サンタフェのクリスマスin1994


 「この世で一番クリスマスらしいクリスマス味わってみたくない?」という友人のそそのかしで、その気になったら、その彼女が仕事でダメになり、妻と娘の3人でLAから2時間のフライトでニューメキシコ州のアーバカーキーへ。


そこからさらに、車で高地に向かって2時間は走る。ドライブの風景としては、変化とスリルに富み、絶景。深い谷間を抜けたと思うと、突如地平線が遠くでかすんでいるような台地に飛び出る。日本のどこにもない巨大な自然のなかをケシ粒のような我々が行く。
 降り立ったアーバカーキーがすでに高度3000メートルくらいなので、さらに高地のサンタフェに着く頃には、さすがに頭痛を覚えるほど空気は薄くなる。その分青空が美しく澄み、日の光が宝石のようにきらめいている。 これこそが、アーチストにとってリッチな環境であるらしい。いつの間にか画家、芸術家、造形家、建築家、クラフトマン達を集めてしまった。 ほんの小さな町なのに、町中の半分以上の店がアート・ギャラリーという不思議さ。聞けば、絵画の取引で人口が5万人ちょっとのこのサンタフェが全米でニューヨーク、ロサンゼルスに次いで3位という事である。

(キャニオン・ロードのギャラリー)

最初この地に入った西洋人は、スペインの宣教師であった。キリスト教の宣教師というのはいつも偵察隊員のように未知の土地に先駆けする。その後、この地を統括したスペイン総督が「アッシジのフランチェスコの聖なる信仰に忠実な王都」というなんとも長ったらしい名前を付けた。それを思いっきり短くして「聖なる信仰」(Santa Fe)だけになって現在に至る。 つまり、サンタフェはスペインの植民地としてのメキシコの領土であった。州の名がニューメキシコである事がそれを物語っている。その後、メキシコからさらに合衆国に編みかえられた。
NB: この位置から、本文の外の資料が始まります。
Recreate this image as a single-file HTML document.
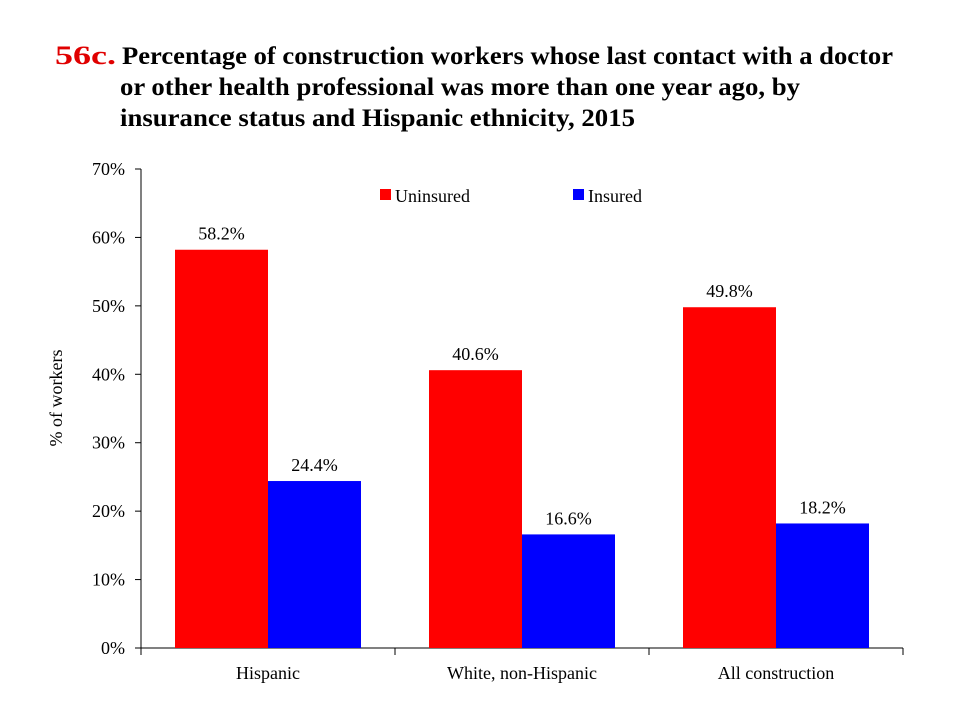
<!DOCTYPE html>
<html><head><meta charset="utf-8"><style>
body{margin:0;background:#fff;}
svg text{font-family:"Liberation Serif",serif;}
</style></head><body>
<svg width="960" height="720" xmlns="http://www.w3.org/2000/svg">
<g font-weight="bold" font-size="25" fill="#000">
<text x="55" y="64" fill="#e00000" font-size="26" textLength="61" lengthAdjust="spacingAndGlyphs">56c.</text>
<text x="122" y="64" textLength="771" lengthAdjust="spacingAndGlyphs">Percentage of construction workers whose last contact with a doctor</text>
<text x="120" y="95" textLength="680" lengthAdjust="spacingAndGlyphs">or other health professional was more than one year ago, by</text>
<text x="120" y="126" textLength="515" lengthAdjust="spacingAndGlyphs">insurance status and Hispanic ethnicity, 2015</text>
</g>
<g id="axes"></g>
<g id="bars"></g>
<text transform="translate(62,398) rotate(-90)" text-anchor="middle" font-size="18">% of workers</text>
<g font-size="18">
<rect x="380" y="189" width="11" height="11" fill="#ff0000"/>
<text x="395" y="202">Uninsured</text>
<rect x="573" y="189" width="11" height="11" fill="#0000ff"/>
<text x="588" y="202">Insured</text>
</g>
</svg>
<script>
const categories=["Hispanic","White, non-Hispanic","All construction"];
const uninsured=[58.2,40.6,49.8];
const insured=[24.4,16.6,18.2];
const yTicks=[0,10,20,30,40,50,60,70];
const NS="http://www.w3.org/2000/svg";
const x0=141,x1=903,y0=648,yTop=169,yMax=70;
const yS=v=>y0-(v/yMax)*(y0-yTop);
const catW=(x1-x0)/categories.length;
const barW=93, pad=34;
function mk(t,a,p){const e=document.createElementNS(NS,t);for(const k in a)e.setAttribute(k,a[k]);p.appendChild(e);return e;}
const axes=document.getElementById('axes'),bars=document.getElementById('bars');
let yl=mk('line',{x1:x0,y1:yTop,x2:x0,y2:y0,stroke:'#000','stroke-width':1},axes);


let xl=mk('line',{x1:x0,y1:y0,x2:x1,y2:y0,stroke:'#000','stroke-width':1},axes);


yTicks.forEach(v=>{
 const y=yS(v);
 let t=mk('line',{x1:x0-6,y1:y,x2:x0,y2:y,stroke:'#000'},axes);
 
 
 let l=mk('text',{x:x0-16,y:y+6,'text-anchor':'end','font-size':18},axes);
 l.textContent=v+'%';
 
 
});
for(let i=0;i<=categories.length;i++){
 let t=mk('line',{x1:x0+i*catW,y1:y0,x2:x0+i*catW,y2:y0+7,stroke:'#000'},axes);
 
 
}
categories.forEach((c,i)=>{
 const gx=x0+i*catW;
 let l=mk('text',{x:gx+catW/2,y:679,'text-anchor':'middle','font-size':18},axes);
 l.textContent=c;
 
 
 [[uninsured[i],'#ff0000','uninsured'],[insured[i],'#0000ff','insured']].forEach((s,j)=>{
  const bx=gx+pad+j*barW, by=yS(s[0]);
  let r=mk('rect',{x:bx,y:by,width:barW,height:y0-by,fill:s[1]},bars);
  
  
  let t=mk('text',{x:bx+barW/2,y:by-10,'text-anchor':'middle','font-size':18},bars);
  t.textContent=s[0].toFixed(1)+'%';
  
  
 });
});
</script>
</body></html>
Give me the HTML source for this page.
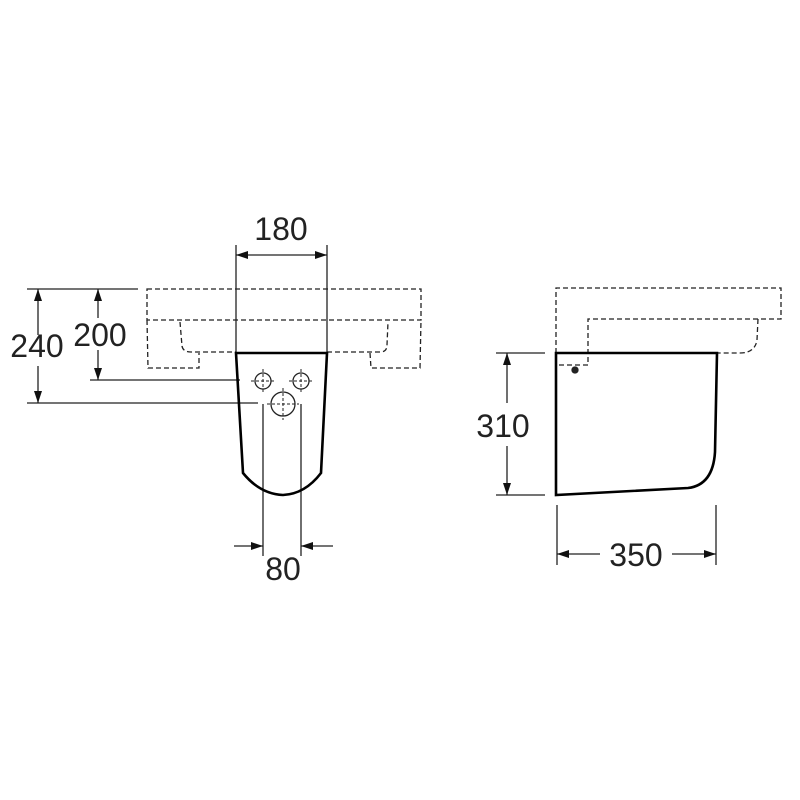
<!DOCTYPE html>
<html><head><meta charset="utf-8"><style>html,body{margin:0;padding:0;background:#fff}svg{display:block}</style></head>
<body>
<svg width="800" height="800" viewBox="0 0 800 800" xmlns="http://www.w3.org/2000/svg">
<defs>
<marker id="a" viewBox="0 0 12 8" refX="12" refY="4" markerWidth="12" markerHeight="8" markerUnits="userSpaceOnUse" orient="auto-start-reverse"><path d="M0,0 L12,4 L0,8 Z" fill="#111"/></marker>
</defs>
<g fill="none" stroke="#222" stroke-width="1.3">
<!-- left sink dashed -->
<g stroke-dasharray="5,3">
<rect x="147" y="289" width="274" height="31"/>
<path d="M147,320 L148,368 L199,368 L199,353"/>
<path d="M180,322 L182,346 Q183,352 191,352 L236,352"/>
<path d="M327,352 L380,352 Q387,352 387,345 L388,322"/>
<path d="M370,353 L371,368 L420,368 L421,320"/>
</g>
<!-- dims left -->
<line x1="236" y1="245" x2="236" y2="352"/>
<line x1="327" y1="245" x2="327" y2="352"/>
<line x1="236" y1="255" x2="327" y2="255" marker-start="url(#a)" marker-end="url(#a)"/>
<line x1="27" y1="289" x2="138" y2="289"/>
<line x1="90" y1="380" x2="240" y2="380"/>
<line x1="27" y1="403" x2="258" y2="403"/>
<line x1="38" y1="289" x2="38" y2="335"  marker-start="url(#a)"/>
<line x1="38" y1="366" x2="38" y2="403" marker-end="url(#a)"/>
<line x1="98" y1="289" x2="98" y2="318" marker-start="url(#a)"/>
<line x1="98" y1="350" x2="98" y2="380" marker-end="url(#a)"/>
<line x1="263" y1="404" x2="263" y2="556"/>
<line x1="301" y1="404" x2="301" y2="556"/>
<line x1="234" y1="546" x2="263" y2="546" marker-end="url(#a)"/>
<line x1="333" y1="546" x2="301" y2="546" marker-end="url(#a)"/>
<!-- pedestal -->
<path d="M236,353 L327,353 L321,473 Q305,494 283,495 Q260,494 243,473 Z" stroke="#000" stroke-width="2.6"/>
<circle cx="263" cy="381" r="8"/>
<circle cx="301" cy="381" r="8"/>
<circle cx="283" cy="404" r="12"/>
<g stroke-dasharray="3,2" stroke-width="1">
<line x1="251" y1="381" x2="275" y2="381"/><line x1="263" y1="369" x2="263" y2="393"/>
<line x1="289" y1="381" x2="313" y2="381"/><line x1="301" y1="369" x2="301" y2="393"/>
<line x1="267" y1="404" x2="299" y2="404"/><line x1="283" y1="388" x2="283" y2="420"/>
</g>
<!-- right view dashed -->
<g stroke-dasharray="5,3">
<path d="M556,353 L556,288 L781,288 L781,319 L588,319 L588,365 L557,365"/>
<path d="M758,319 L757,340 Q755,353 740,353 L718,353"/>
</g>
<path d="M556,353 L717,353 L715,452 Q713,485 688,488 L556,495 Z" stroke="#000" stroke-width="2.6"/>
<circle cx="575" cy="370" r="3" fill="#222"/>
<line x1="496" y1="353" x2="545" y2="353"/>
<line x1="496" y1="495" x2="545" y2="495"/>
<line x1="507" y1="353" x2="507" y2="403" marker-start="url(#a)"/>
<line x1="507" y1="446" x2="507" y2="495" marker-end="url(#a)"/>
<line x1="557" y1="505" x2="557" y2="565"/>
<line x1="716" y1="505" x2="716" y2="565"/>
<line x1="557" y1="554" x2="600" y2="554" marker-start="url(#a)"/>
<line x1="672" y1="554" x2="716" y2="554" marker-end="url(#a)"/>
</g>
<g font-family="Liberation Sans, sans-serif" font-size="32" fill="#222" text-anchor="middle">
<text x="281" y="240">180</text>
<text x="37" y="357">240</text>
<text x="100" y="346">200</text>
<text x="283" y="580">80</text>
<text x="503" y="437">310</text>
<text x="636" y="566">350</text>
</g>
</svg>
</body></html>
そんな勝手な白人たちの領土争いは、先住民族のアメリカインディアンをまったく無視して繰り広げられた。ここは依然として、彼らの大地である。サンタフェの周囲は、アメリカインディアンのプエブロ(集落もしくは狭義には集合住宅)が多くある。そのため、アリゾナ、ニューメキシコ一帯に住んでいたネイティブ・アメリカンを総称して“プエブロ・インディアン”ともいう。 このサンタフェの地で、スパニッシュ・コロニアルの〝ウェスト〟とプエブロ・インディアンの〝イースト〟(?)がぶつかり合い、交じり合い、さらに東海岸を経由してビクトリア朝時代のアングロサクソン文化までもが混入したカオス的ミックスアップが行われた。それが、絵画のみならず、住居、家具、インテリアなどにおいて独特の「サンタフェ・スタイル」を創りあげた。このあたりもアーチストにとっては好ましい刺激とか創発に富む“聖地”であるらしい。


 町なかはすでにライトアップされているが、このライトというのが、小さな紙のショッピング・バッグ(のようなもの)の底に砂を敷き、そこにローソクを立てた素朴なもの。燭台といえばいいのか、行灯といえばいいのか…。現地では“ファロリートス”とか“ルミナリア”とか言うらしい。メキシコから入ってきてここらあたりに定着した風習とのこと。この茶色の再生紙を通してほのかにボワ〜とゆらめくあかりが、いかにも心やさしい。




 この“行灯”をすべての道端に、すべての家の軒という軒(プエブロ式なので、水平部分が多い)に、…置けるところにはどこにでも、点々とおかれている。それはそれは、夢のように美しい。 ライトアップとかイルミネーションの「どうだ!」という感じではなく、暗い闇と折り合いをつけながら、自らが蛍のように発光をして、息づいている「灯り」が魅惑的である。

 そのファロリートスが点々とある通りを大勢の善男善女が白い息を吐き吐き、クリスマス・キャロルを歌ってゾロゾロと歩いている。町の辻々に焚き火が設けられていて、人々はときどき暖を取り、再び態勢を取り直し、またそのゾロゾロに加わる。仄かなあかりと木の燃えるにおい、時折の木のはぜる音、そしてギュッと身が引き締まるような寒気以外はなにもない。

 

ちょっと離れた町の大聖堂(カテドラル・フランチェスカ)ではミサが行われている。賛美歌のオルガンが時には遠くになったり、時には近くになったり聞こえてくる…。 ●サンタフェの大聖堂 2000年前にもあったであろう自然で素朴なものたちが、一層、人々を敬虔にさせ、厳粛にさせ、癒す。